But evidence older than that is less clear-cut. Archaeologists usually look for signs of controlled fire, but traces of fire don’t always mean cooking — early humans could have used fire for warmth or tool-making, Live Science reports.

“Evidence of fires is present throughout the archaeological record. But the challenge is distinguishing whether they were controlled,” said Bethan Linscott, a geoarchaeologist at the University of Oxford.
According to her, one key way to tell is the structure of a burn — stones arranged around a hearth with ash in the center. Phytoliths (silica structures left by plants) and charred materials can also be indicators. Archaeologists have found such traces around the world, even before Homo sapiens appeared, which suggests earlier hominins used fire. For example, a team at Qesem Cave in Israel found a hearth about 300,000 years old alongside processed animal remains. In Suffolk County, England, archaeologists uncovered a roughly 400,000-year-old hearth with charred bones and flint.

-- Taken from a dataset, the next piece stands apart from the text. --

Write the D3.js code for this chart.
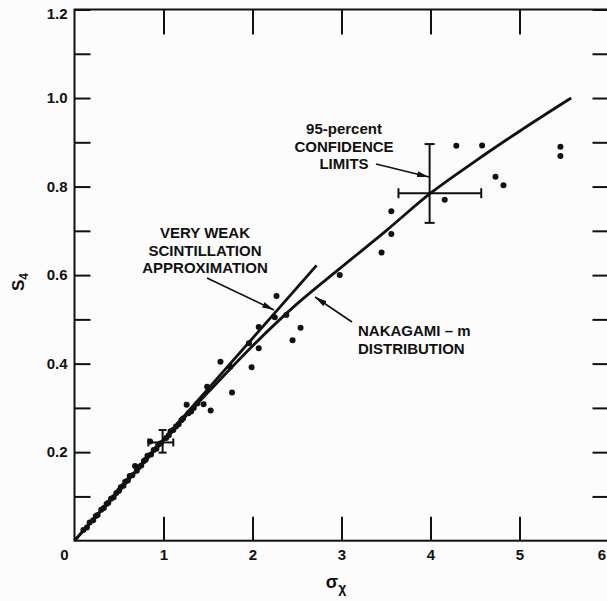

Ash in Wonderwerk Cave in South Africa suggests cooking might have occurred as far back as 1 million years ago, and there is evidence of controlled fire use in Kenya 1.6 million years ago.
Did Cooking Begin with Homo erectus?
While working at a site called Gesher Benot Ya’aqov in Israel, researchers uncovered compelling evidence of cooking that dates back 780,000 years. This includes stone circles for hearths and heated fish bones.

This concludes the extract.